Begin with the line that contains "Recreate this image", end with the line that contains "import * as", and extract exactly that stretch of lines.

DATA SUPPLIED
------------
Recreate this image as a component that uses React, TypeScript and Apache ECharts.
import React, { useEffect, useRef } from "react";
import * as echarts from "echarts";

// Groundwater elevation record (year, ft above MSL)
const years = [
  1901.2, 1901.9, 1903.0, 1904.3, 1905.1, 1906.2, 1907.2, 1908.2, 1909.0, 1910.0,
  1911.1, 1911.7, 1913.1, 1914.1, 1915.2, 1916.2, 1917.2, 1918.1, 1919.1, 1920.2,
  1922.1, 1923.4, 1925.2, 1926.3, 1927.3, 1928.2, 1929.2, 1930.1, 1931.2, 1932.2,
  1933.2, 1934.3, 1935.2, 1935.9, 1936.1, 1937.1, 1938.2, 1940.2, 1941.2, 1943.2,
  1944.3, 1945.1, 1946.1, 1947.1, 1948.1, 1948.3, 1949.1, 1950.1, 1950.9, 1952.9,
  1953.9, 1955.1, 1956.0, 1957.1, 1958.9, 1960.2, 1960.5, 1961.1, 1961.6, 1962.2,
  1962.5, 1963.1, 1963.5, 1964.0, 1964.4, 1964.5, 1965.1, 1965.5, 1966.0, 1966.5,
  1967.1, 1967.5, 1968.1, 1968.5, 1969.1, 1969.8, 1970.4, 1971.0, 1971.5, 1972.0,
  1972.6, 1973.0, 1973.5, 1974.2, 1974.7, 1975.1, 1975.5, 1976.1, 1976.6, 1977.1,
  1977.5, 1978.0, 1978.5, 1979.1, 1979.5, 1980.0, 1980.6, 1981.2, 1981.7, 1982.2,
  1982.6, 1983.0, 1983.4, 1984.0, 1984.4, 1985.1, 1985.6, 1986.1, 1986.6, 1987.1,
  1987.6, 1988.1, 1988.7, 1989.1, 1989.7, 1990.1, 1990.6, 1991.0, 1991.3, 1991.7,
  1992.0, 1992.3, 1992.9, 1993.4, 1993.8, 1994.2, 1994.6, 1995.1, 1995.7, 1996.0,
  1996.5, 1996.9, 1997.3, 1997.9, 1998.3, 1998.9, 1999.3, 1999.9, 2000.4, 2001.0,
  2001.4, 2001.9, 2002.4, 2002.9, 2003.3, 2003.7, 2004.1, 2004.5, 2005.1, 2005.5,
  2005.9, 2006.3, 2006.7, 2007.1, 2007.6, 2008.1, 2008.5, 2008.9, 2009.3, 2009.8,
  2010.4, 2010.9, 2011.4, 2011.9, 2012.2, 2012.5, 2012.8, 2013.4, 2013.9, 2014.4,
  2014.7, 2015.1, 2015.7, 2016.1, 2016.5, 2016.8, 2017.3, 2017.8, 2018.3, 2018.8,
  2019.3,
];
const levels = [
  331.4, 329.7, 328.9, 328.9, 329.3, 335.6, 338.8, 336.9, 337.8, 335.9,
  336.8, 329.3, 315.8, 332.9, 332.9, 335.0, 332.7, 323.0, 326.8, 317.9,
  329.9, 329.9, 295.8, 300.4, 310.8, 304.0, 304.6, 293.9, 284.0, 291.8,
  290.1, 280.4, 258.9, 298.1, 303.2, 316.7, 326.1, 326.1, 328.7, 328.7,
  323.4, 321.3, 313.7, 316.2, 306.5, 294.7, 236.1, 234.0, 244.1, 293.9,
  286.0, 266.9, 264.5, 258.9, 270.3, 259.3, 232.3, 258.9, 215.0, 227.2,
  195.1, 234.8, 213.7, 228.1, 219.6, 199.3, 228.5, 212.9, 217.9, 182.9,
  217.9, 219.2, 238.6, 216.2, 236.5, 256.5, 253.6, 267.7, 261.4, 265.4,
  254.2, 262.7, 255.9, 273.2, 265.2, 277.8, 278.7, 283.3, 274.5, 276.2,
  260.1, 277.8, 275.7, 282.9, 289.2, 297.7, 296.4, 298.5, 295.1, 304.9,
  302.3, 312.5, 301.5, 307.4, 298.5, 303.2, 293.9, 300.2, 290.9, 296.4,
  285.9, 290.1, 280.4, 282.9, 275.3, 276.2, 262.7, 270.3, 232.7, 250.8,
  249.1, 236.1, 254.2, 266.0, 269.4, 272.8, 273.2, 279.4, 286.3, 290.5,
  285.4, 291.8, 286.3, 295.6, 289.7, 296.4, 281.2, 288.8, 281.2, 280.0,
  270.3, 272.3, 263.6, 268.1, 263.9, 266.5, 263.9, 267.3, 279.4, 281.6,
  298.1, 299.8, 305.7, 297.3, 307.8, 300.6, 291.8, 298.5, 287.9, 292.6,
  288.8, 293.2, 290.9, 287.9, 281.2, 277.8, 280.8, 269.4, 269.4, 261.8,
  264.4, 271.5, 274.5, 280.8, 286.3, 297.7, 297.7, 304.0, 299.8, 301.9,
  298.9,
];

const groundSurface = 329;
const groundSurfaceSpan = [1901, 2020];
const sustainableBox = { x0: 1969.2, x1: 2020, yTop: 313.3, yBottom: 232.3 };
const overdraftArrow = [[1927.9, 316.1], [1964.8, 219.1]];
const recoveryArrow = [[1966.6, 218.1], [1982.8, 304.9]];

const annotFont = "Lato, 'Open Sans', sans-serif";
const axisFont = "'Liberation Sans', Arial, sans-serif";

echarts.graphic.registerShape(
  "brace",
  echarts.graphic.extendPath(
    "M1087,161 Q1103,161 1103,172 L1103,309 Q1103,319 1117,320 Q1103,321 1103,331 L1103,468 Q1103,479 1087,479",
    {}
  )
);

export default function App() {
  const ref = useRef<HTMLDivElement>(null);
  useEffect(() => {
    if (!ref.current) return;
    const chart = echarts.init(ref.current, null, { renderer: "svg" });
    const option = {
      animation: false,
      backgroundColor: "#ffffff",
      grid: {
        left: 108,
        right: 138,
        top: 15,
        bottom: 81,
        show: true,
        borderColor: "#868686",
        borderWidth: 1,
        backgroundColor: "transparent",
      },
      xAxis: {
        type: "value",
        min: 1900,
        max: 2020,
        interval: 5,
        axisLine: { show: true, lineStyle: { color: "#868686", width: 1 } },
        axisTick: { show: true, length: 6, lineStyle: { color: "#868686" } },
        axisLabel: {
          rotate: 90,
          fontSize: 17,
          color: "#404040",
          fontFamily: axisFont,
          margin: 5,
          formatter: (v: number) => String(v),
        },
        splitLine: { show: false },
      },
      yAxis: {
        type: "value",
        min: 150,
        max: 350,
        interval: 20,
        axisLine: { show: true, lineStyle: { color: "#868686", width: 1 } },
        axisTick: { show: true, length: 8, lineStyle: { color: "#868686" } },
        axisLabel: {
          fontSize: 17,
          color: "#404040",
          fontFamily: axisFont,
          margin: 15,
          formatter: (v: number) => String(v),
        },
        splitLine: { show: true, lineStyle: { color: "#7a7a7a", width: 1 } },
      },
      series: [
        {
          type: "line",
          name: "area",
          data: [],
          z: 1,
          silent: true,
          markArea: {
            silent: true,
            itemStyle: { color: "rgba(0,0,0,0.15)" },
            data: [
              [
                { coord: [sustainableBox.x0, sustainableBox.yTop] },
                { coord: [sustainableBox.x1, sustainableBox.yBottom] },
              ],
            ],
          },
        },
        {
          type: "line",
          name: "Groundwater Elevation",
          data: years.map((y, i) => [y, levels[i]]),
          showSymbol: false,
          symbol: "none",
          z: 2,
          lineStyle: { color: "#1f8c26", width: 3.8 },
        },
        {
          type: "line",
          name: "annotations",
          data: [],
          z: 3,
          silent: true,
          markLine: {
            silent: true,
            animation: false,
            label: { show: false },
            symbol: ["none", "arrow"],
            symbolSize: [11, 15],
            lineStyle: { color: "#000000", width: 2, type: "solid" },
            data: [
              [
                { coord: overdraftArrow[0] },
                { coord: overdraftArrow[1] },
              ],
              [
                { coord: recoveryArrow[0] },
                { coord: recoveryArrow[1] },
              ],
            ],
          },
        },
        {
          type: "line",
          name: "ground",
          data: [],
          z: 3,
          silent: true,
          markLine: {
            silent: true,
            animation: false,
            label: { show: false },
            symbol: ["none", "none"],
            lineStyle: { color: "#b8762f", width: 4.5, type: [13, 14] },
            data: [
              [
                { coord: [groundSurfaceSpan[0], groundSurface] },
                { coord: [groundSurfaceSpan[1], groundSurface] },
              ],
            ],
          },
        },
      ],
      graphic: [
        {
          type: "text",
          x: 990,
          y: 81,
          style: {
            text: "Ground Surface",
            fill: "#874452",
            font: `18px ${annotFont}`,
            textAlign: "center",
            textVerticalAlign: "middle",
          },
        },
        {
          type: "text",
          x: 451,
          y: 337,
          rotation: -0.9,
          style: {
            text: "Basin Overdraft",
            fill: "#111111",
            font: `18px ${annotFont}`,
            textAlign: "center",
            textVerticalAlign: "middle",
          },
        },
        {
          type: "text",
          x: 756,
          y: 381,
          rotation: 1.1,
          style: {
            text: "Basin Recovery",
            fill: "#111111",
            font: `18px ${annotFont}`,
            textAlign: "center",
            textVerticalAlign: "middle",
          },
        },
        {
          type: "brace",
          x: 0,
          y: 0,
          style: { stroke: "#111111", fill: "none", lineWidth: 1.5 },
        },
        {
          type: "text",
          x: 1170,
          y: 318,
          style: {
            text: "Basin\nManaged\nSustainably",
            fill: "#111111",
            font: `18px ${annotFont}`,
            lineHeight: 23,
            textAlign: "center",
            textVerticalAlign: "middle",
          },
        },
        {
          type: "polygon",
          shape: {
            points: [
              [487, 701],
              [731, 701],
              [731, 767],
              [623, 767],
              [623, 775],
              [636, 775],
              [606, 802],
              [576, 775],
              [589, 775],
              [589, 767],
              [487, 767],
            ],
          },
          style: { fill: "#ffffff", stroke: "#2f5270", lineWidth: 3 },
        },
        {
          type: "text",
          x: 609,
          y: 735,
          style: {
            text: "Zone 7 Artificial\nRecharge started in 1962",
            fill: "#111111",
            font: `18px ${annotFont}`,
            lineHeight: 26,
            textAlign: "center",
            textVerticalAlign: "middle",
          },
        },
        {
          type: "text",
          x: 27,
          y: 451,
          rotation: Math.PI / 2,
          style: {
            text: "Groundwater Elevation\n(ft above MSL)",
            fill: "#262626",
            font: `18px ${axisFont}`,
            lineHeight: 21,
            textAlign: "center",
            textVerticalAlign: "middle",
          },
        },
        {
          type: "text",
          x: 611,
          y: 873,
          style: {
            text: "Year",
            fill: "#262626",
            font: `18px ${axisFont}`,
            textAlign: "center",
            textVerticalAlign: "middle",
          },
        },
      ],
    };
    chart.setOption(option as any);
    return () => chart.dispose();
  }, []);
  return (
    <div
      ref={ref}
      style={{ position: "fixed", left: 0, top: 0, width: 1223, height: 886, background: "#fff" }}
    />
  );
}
------------
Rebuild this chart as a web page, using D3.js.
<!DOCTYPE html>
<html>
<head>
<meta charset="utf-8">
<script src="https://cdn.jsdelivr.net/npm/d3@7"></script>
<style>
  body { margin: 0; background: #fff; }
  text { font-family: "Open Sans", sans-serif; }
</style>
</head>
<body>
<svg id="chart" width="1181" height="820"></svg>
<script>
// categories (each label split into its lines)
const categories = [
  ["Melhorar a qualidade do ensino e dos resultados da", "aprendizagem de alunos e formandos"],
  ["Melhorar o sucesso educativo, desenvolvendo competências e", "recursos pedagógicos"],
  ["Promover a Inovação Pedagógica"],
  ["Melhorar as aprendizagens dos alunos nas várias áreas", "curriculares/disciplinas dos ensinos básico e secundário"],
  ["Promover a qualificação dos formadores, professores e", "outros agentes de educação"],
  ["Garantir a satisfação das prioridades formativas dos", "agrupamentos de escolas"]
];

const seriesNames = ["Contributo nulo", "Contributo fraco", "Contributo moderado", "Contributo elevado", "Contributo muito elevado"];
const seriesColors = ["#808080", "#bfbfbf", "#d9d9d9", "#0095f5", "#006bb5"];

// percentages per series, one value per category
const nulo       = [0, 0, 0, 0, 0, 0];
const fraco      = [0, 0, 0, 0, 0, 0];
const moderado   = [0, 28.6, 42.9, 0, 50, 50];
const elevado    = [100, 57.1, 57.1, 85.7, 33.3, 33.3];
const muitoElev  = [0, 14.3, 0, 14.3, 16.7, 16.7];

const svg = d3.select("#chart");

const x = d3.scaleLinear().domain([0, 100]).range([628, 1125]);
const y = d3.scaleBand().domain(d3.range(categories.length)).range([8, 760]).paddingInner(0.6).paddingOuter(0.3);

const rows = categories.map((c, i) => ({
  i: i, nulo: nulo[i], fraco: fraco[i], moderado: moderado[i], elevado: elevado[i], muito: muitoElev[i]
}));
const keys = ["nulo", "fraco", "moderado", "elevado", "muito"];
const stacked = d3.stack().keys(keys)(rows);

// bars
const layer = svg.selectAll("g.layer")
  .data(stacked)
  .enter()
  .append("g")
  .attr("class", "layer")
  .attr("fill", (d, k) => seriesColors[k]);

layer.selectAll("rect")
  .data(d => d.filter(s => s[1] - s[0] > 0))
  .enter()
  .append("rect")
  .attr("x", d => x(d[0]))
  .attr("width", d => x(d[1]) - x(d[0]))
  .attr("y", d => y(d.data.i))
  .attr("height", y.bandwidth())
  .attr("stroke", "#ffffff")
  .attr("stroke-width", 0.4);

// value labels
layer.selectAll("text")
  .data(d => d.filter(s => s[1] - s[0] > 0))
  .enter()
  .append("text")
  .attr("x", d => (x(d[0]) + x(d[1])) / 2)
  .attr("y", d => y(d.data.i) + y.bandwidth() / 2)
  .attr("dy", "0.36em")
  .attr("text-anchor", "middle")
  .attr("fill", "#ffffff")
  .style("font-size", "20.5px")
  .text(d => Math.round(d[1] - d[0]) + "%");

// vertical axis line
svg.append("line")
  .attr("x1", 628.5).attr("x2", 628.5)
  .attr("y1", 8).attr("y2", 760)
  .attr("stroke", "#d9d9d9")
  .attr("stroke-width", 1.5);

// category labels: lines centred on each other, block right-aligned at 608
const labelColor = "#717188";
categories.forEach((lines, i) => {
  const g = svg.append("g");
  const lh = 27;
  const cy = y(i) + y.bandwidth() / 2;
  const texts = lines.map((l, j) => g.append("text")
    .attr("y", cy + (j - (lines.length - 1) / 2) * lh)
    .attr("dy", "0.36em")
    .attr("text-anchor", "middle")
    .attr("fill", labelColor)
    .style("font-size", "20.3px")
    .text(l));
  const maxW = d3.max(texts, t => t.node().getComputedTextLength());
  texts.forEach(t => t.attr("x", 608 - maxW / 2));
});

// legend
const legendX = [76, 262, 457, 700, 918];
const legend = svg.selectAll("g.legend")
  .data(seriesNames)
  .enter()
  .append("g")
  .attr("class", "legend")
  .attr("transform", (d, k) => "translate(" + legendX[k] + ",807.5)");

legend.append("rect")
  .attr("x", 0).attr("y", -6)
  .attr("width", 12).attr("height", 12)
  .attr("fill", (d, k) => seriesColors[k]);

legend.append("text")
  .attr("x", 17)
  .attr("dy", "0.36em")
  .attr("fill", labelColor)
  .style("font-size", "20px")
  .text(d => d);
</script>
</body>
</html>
------------
WORKED ANSWER
Recreate this image as a component that uses React, TypeScript and Apache ECharts.
import React, { useEffect, useRef } from "react";
import * as echarts from "echarts";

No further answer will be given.